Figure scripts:
-- Start --
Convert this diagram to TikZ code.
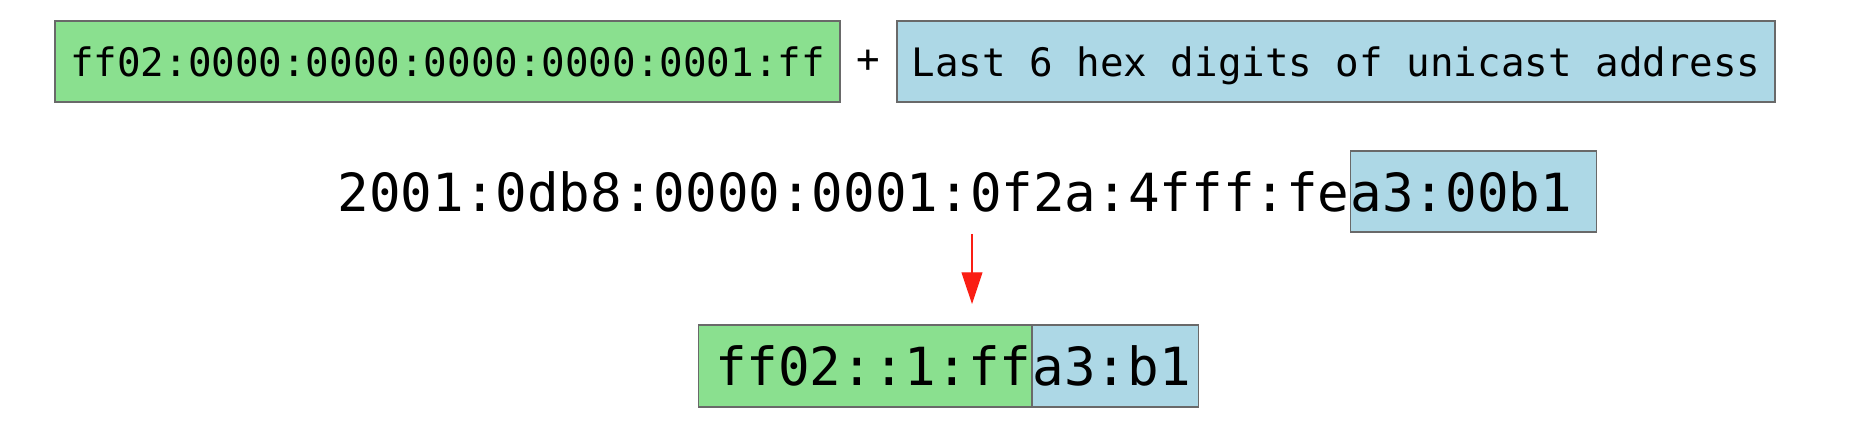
\documentclass[tikz,border=0pt]{standalone}
\usepackage{fontspec}
\setmonofont{DejaVu Sans Mono}
\usepackage{tikz}
\usetikzlibrary{arrows.meta}

\definecolor{prefixgreen}{RGB}{138,224,143}
\definecolor{suffixblue}{RGB}{173,216,230}
\definecolor{boxline}{RGB}{105,105,105}
\definecolor{arrowred}{RGB}{250,30,20}

\begin{document}
\begin{tikzpicture}[x=0.02cm,y=0.02cm]
\tikzstyle{every node}+=[inner sep=0pt]
\tikzstyle{small hex}=[font=\fontsize{22.3}{27}\selectfont\ttfamily]
\tikzstyle{big hex}=[font=\fontsize{29.9}{36}\selectfont\ttfamily]
\tikzstyle{hexbox}=[draw=boxline, line width=0.8pt, text depth=0pt]
\useasboundingbox (0,0) rectangle (1865,-448);
\node [hexbox, small hex, fill=prefixgreen, minimum width=15.7cm, minimum height=1.62cm] (prefix) at (447.5,-61.5) {ff02:0000:0000:0000:0000:0001:ff};
\node [small hex] (plus) at (868,-61.5) {+};
\node [hexbox, small hex, fill=suffixblue, minimum width=17.56cm, minimum height=1.62cm] (last) at (1336,-61.5) {Last 6 hex digits of unicast address};
\node [hexbox, big hex, fill=suffixblue, anchor=west, text width=4.92cm, align=left, minimum height=1.62cm] (tail) at (1350,-191.5) {a3:00b1};
\node [big hex, anchor=base east] (unicast) at (tail.base west) {2001:0db8:0000:0001:0f2a:4fff:fe};
\coordinate (arrtop) at (972,-234);
\coordinate (arrtip) at (972,-304);
\draw [arrowred, line width=0.6pt, -{Triangle[width=11.9pt,length=18pt]}] (arrtop) -- (arrtip);
\node [hexbox, big hex, fill=prefixgreen, anchor=east, text width=6.66cm, align=right, minimum height=1.64cm] (mcast) at (1032,-366) {ff02::1:ff};
\node [hexbox, big hex, fill=suffixblue, anchor=west, text width=3.32cm, align=left, minimum height=1.64cm] (mtail) at (mcast.east) {a3:b1};
\end{tikzpicture}
\end{document}
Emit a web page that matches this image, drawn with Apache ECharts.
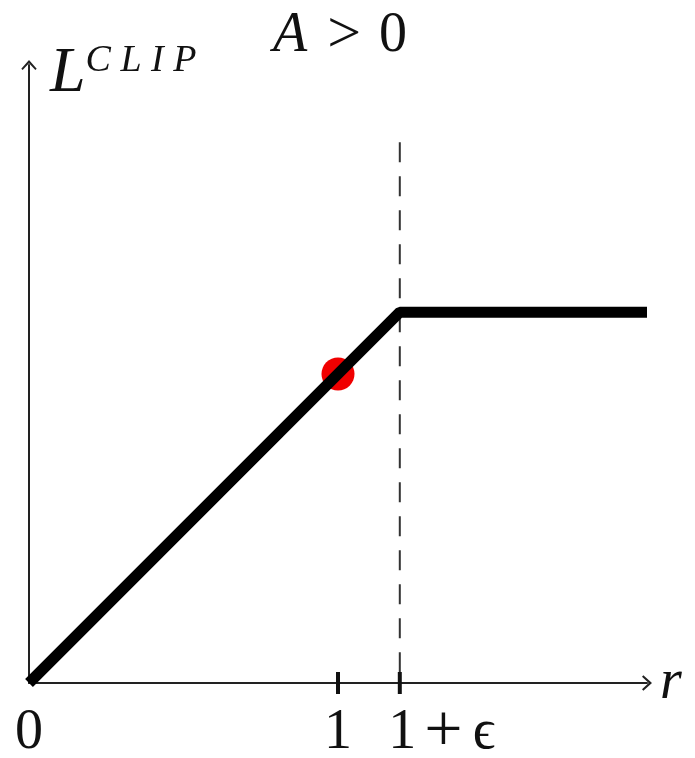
-- End --
OBJECTIVE -
The material above holds pictures; copy everything else in it exactly.

SOLVED PROBLEM -
Convert this diagram to TikZ code.
\documentclass[tikz,border=0pt]{standalone}
\usepackage{fontspec}
\setmonofont{DejaVu Sans Mono}
\usepackage{tikz}
\usetikzlibrary{arrows.meta}

\definecolor{prefixgreen}{RGB}{138,224,143}
\definecolor{suffixblue}{RGB}{173,216,230}
\definecolor{boxline}{RGB}{105,105,105}
\definecolor{arrowred}{RGB}{250,30,20}

\begin{document}
\begin{tikzpicture}[x=0.02cm,y=0.02cm]
\tikzstyle{every node}+=[inner sep=0pt]
\tikzstyle{small hex}=[font=\fontsize{22.3}{27}\selectfont\ttfamily]
\tikzstyle{big hex}=[font=\fontsize{29.9}{36}\selectfont\ttfamily]
\tikzstyle{hexbox}=[draw=boxline, line width=0.8pt, text depth=0pt]
\useasboundingbox (0,0) rectangle (1865,-448);
\node [hexbox, small hex, fill=prefixgreen, minimum width=15.7cm, minimum height=1.62cm] (prefix) at (447.5,-61.5) {ff02:0000:0000:0000:0000:0001:ff};
\node [small hex] (plus) at (868,-61.5) {+};
\node [hexbox, small hex, fill=suffixblue, minimum width=17.56cm, minimum height=1.62cm] (last) at (1336,-61.5) {Last 6 hex digits of unicast address};
\node [hexbox, big hex, fill=suffixblue, anchor=west, text width=4.92cm, align=left, minimum height=1.62cm] (tail) at (1350,-191.5) {a3:00b1};
\node [big hex, anchor=base east] (unicast) at (tail.base west) {2001:0db8:0000:0001:0f2a:4fff:fe};
\coordinate (arrtop) at (972,-234);
\coordinate (arrtip) at (972,-304);
\draw [arrowred, line width=0.6pt, -{Triangle[width=11.9pt,length=18pt]}] (arrtop) -- (arrtip);
\node [hexbox, big hex, fill=prefixgreen, anchor=east, text width=6.66cm, align=right, minimum height=1.64cm] (mcast) at (1032,-366) {ff02::1:ff};
\node [hexbox, big hex, fill=suffixblue, anchor=west, text width=3.32cm, align=left, minimum height=1.64cm] (mtail) at (mcast.east) {a3:b1};
\end{tikzpicture}
\end{document}
Emit a web page that matches this image, drawn with Apache ECharts.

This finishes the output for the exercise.